Your objective: How many lines of the data hold the word "this"? State the number and nothing else.
------ Task input
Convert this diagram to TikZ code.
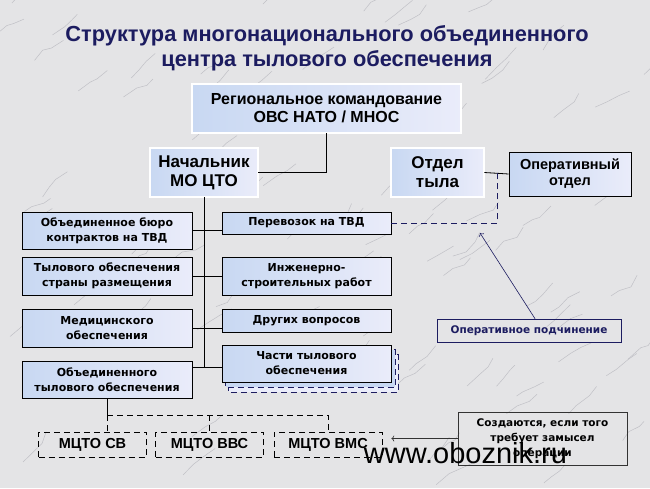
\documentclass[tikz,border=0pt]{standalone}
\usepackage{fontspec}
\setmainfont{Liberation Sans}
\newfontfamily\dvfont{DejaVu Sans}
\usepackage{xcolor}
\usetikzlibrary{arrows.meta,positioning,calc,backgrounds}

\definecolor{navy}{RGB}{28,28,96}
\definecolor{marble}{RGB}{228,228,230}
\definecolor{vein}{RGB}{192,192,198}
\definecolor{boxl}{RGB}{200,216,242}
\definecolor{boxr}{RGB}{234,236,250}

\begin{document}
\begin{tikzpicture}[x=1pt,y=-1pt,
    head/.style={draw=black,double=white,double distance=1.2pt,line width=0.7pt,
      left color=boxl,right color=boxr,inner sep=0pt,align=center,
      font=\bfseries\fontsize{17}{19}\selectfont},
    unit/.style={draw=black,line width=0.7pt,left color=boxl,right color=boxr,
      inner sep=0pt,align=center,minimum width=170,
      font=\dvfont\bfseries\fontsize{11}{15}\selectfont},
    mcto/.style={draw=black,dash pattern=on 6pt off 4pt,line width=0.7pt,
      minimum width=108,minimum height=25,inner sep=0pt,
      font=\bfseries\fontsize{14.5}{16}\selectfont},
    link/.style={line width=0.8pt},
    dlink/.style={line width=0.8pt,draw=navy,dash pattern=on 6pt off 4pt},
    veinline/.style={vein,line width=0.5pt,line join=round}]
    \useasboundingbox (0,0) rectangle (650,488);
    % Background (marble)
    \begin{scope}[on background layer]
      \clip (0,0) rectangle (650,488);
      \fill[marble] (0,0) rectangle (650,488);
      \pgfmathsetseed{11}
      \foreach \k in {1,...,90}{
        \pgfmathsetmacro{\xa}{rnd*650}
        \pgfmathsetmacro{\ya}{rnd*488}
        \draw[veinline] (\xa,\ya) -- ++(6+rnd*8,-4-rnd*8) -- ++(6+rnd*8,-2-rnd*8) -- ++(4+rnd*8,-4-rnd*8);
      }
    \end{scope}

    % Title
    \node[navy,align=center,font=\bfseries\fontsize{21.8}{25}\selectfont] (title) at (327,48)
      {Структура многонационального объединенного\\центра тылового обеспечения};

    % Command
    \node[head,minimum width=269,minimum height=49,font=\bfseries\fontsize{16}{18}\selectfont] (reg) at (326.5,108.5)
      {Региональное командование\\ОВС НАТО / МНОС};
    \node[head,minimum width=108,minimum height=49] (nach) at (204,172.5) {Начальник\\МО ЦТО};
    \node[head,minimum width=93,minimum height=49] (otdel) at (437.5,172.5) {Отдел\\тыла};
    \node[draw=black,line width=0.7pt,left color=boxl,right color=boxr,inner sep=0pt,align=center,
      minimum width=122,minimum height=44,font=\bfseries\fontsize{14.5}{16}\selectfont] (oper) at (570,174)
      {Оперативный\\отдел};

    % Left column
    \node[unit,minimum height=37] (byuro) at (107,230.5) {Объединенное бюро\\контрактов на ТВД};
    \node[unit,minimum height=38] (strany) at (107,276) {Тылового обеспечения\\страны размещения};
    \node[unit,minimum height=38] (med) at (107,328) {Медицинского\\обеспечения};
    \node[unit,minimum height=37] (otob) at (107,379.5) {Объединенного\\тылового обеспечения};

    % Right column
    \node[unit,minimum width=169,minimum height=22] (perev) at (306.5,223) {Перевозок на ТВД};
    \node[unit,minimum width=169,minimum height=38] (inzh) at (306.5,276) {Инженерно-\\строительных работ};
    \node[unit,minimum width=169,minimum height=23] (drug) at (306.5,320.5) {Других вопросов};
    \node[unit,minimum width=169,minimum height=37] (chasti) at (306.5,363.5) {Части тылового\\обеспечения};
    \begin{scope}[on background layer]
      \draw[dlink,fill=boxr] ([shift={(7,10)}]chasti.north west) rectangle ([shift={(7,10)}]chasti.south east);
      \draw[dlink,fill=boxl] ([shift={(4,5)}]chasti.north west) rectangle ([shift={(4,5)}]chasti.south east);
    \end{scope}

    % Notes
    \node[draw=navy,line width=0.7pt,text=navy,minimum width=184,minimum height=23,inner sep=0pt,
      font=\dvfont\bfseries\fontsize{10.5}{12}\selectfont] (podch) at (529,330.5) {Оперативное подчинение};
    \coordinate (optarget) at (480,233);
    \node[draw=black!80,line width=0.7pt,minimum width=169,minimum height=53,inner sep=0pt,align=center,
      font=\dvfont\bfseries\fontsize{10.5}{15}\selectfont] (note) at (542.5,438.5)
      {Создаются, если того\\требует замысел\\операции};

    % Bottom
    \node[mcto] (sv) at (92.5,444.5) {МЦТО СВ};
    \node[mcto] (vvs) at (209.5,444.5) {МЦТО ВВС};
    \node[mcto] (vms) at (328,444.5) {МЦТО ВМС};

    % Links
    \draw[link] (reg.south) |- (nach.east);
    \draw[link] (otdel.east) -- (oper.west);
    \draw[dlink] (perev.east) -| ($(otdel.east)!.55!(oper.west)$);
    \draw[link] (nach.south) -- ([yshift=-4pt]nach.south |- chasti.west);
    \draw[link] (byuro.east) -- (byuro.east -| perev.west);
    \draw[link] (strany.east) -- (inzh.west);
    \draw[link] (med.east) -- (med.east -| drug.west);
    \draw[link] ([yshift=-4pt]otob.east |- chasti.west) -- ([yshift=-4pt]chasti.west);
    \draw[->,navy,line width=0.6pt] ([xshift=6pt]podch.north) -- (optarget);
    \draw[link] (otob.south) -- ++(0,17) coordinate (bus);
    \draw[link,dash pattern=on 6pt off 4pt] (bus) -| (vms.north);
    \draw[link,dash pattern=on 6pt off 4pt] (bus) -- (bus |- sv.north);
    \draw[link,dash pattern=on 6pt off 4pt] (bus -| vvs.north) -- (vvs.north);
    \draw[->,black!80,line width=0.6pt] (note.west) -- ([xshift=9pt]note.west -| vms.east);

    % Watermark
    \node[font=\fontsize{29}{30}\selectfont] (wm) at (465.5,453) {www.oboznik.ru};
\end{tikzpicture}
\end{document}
------------
------ Task input
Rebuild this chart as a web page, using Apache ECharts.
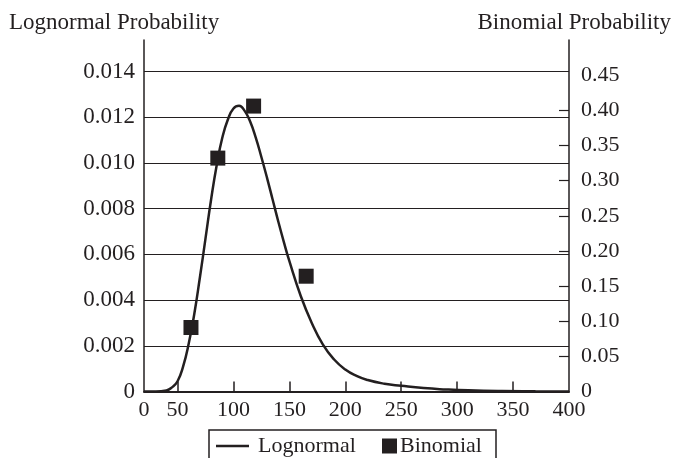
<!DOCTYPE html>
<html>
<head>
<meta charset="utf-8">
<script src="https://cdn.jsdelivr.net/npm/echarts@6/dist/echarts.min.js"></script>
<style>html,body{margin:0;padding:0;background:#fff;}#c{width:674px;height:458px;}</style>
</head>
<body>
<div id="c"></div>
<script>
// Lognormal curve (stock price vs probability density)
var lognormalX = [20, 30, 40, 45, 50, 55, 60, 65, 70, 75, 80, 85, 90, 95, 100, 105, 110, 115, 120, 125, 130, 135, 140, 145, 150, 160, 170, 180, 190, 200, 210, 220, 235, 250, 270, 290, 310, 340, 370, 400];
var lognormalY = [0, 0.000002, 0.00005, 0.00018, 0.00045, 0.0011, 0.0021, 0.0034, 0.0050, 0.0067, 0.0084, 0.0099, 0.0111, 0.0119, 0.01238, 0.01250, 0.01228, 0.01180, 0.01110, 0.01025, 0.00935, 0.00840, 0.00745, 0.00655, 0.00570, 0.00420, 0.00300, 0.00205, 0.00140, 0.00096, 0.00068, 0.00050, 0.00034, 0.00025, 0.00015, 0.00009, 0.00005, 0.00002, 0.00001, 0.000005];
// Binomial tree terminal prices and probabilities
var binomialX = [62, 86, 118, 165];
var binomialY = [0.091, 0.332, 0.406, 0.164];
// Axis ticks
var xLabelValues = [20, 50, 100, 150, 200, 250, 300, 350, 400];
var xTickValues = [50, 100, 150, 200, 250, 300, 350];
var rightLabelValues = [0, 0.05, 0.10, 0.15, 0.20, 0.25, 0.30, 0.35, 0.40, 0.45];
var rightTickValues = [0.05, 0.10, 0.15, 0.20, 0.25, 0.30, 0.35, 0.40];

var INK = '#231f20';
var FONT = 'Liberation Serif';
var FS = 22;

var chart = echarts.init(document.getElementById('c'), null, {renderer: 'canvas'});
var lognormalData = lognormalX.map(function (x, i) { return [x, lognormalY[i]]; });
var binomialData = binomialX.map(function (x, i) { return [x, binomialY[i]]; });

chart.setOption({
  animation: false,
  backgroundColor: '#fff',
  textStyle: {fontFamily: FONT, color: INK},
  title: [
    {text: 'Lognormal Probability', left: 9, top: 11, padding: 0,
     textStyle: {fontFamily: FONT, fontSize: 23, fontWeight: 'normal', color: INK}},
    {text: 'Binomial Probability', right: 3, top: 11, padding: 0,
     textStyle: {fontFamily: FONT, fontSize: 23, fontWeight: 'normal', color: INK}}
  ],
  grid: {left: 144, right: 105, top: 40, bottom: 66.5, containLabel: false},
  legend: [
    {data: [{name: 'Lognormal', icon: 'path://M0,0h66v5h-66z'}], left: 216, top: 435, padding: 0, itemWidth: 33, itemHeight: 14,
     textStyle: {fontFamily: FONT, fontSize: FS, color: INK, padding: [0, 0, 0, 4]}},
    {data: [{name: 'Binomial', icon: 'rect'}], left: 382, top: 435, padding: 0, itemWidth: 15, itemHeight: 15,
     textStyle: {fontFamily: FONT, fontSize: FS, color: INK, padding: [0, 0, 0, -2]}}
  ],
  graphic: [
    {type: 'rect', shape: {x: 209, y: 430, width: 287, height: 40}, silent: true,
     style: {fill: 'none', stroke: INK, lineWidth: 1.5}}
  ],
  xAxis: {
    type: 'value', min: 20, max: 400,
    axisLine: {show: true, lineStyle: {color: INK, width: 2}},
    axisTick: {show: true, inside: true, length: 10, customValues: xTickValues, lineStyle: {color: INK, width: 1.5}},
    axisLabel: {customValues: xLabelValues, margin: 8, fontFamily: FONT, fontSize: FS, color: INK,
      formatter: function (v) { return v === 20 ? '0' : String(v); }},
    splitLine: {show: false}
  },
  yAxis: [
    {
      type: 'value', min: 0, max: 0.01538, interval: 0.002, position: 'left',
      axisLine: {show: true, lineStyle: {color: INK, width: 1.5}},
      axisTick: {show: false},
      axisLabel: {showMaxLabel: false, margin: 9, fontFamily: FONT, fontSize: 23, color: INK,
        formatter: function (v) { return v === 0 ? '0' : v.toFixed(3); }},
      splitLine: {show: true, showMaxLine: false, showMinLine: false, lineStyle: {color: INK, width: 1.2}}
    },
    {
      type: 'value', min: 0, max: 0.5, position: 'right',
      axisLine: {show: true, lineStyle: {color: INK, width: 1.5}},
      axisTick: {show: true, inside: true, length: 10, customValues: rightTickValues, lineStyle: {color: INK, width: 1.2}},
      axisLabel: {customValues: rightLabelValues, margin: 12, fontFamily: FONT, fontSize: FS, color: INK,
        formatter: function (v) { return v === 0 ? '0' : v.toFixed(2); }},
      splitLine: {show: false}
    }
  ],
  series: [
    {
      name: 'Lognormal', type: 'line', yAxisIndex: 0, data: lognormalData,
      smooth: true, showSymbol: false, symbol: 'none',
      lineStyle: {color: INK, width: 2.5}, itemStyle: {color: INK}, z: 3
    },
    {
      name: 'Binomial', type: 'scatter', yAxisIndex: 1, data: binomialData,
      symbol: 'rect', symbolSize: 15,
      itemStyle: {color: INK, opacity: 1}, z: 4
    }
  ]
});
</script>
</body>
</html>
------------
Output of the task: 2